How To Walk A Marathon Without Realizing It

By Kyle Knapp @Kyleknapp5

FABULOUS FEBRUARY Fun February Facts: Feb 18th is Ash Wednesday this year, was the day The Adventures of Huckleberry Finn by Mark Twain was published in 1885, Pedro Lascuráin became President of Mexico for 45 minutes in 1913 (the shortest term to date of any person as president of any country), Clyde Tombaugh discovered Pluto while studying photographs taken in January in 1930, the first Ironman Triathlon competition takes place on the island of Oahu in 1978 (won by Gordon Haller) and is the birthday of Alessandro Volta in 1745, an Italian physicist and inventor of the battery.

Ok, back to walking a marathon...

Next time you go to work, count how many steps you take to from your car to your office/workplace. Let's say it's 50 steps (on average) which, at about the typical 3 foot stride length, is about 150 feet (half a football field). If you work 5 days a week, you walk about 300 feet to and from work each day, equalling 1500 feet each week. Multiply that by 48 weeks (if you take two weeks off for vacation and another two weeks off via random holidays/personal days) and you end up with 72,000 feet which is 13.6 miles, a little more than a half marathon, each year.

If you find a parking space a little further away so that it takes 100 steps to get from car to work, each year you will now walk a marathon without even trying. I've been doing this the last 3 1/2 years after my buddy Bryan from Frontdive Fitness published an article called 100 Steps. Such an easy way to build in a little more activity to our daily lives.

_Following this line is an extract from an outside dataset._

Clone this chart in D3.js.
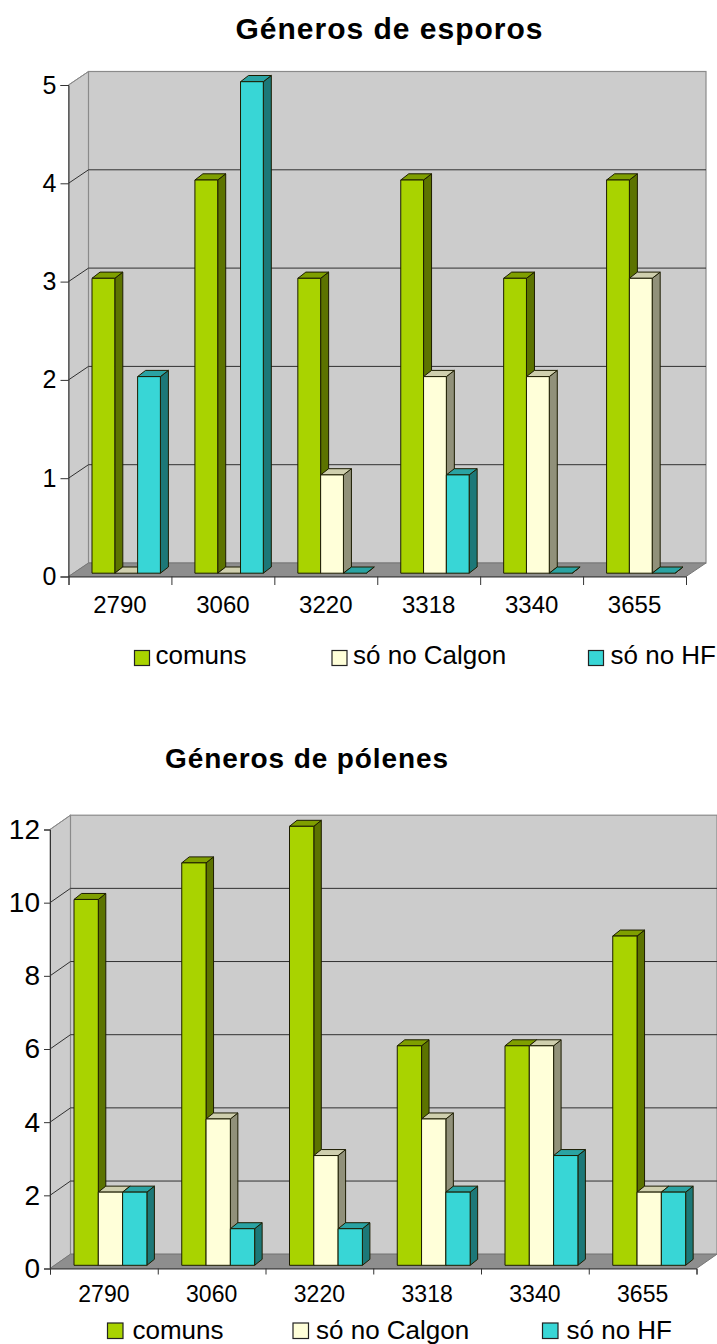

100 steps, the length of a half of a football field, is all it takes to walk a marathon without even realizing it.

Thanks for reading, have a great day!

P.S. A marathon is 26.2 miles. At 5280 feet per mile, that's 138,336 feet. When you divide it up per month, week and day it gets pretty easy to build in a few marathons to your life each year.

P.S.S. It's Ash Wednesday, are you giving anything up for lent this year?